Berjaya Group founder Tan Sri Vincent Tan has filed a suit against government and Spanco Sdn Bhd over a multi-million ringgit vehicle fleet concession.

Tan claimed that the group, in a consortium with Naza Group, had been picked to manage the fleet concession by the previous administration through a Letter of Intent (LoI) issued in 2018.

Berjaya formed a 49:51 consortium with Naza in 2018 to jointly bid for the lucrative contract, which reportedly involved around 12,500 vehicles worth an estimated RM300 million annually starting after the fifth year.

Tan said the consortium had received the LoI from the Finance Ministry to replace the fleet management provider Spanco Sdn Bhd.

He claimed that the LoI was terminated unfairly before the actual award was set to be announced.

“We have filed a lawsuit against the ministry on this, and we are waiting to go to court this year. You will hear more of this down the road,” he said at a press conference on the sale of Berjaya group’s waste management business to Naza Group for RM700 million here today.

In February 2018, the government called for proposals for the contract to supply, maintain and manage its fleet of official vehicles for the next 15 years.

Proposals were reportedly received from at least seven companies.

Aside from the Naza-Berjaya consortioum, other bidders were Sime Darby Bhd, DRB-HICOM Bhd, Samling Group, Comos, Go Auto and Spanco, which had managed the concession since 1994.

According to Tan, the Naza-Berjaya consortium had won the bidding with the lowest offer.

“We won the contract as the lowest bidder and got the LoI. But then the government changed and Tan Sri Muhyiddin Yassin became the prime minister. Three months after that, we got a notice that our LoI has been terminated.

“(The government) terminated our LoI and gave the tender to Spanco Sdn Bhd. Our tender was RM700 million cheaper than Spanco,” he remarked.

Tan questioned why the government had agreed to pay RM700 million more to Spanco.

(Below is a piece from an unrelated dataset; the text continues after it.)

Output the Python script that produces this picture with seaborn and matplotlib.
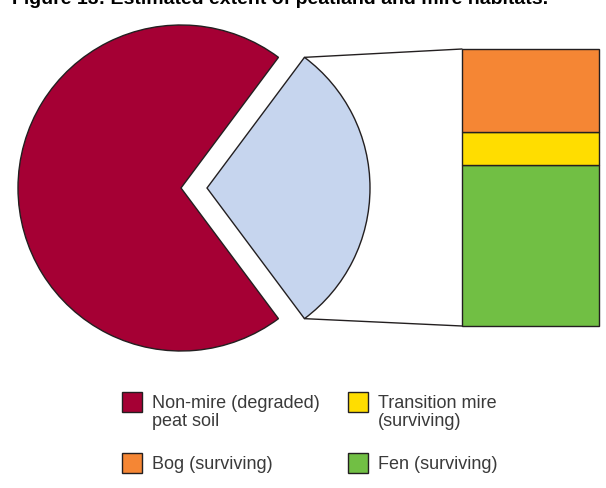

“Maybe the new government thinks that Berjaya and Naza are not good enough in the car maintenance business or the car business,” he suggested.

He said the consortium had changed its shareholder agreement, raising the Bumiputera stake in it to 60 per cent.

“Berjaya’s stake is now down to 40 per cent. Hopefully we will get favourable results from a court decision,” he added.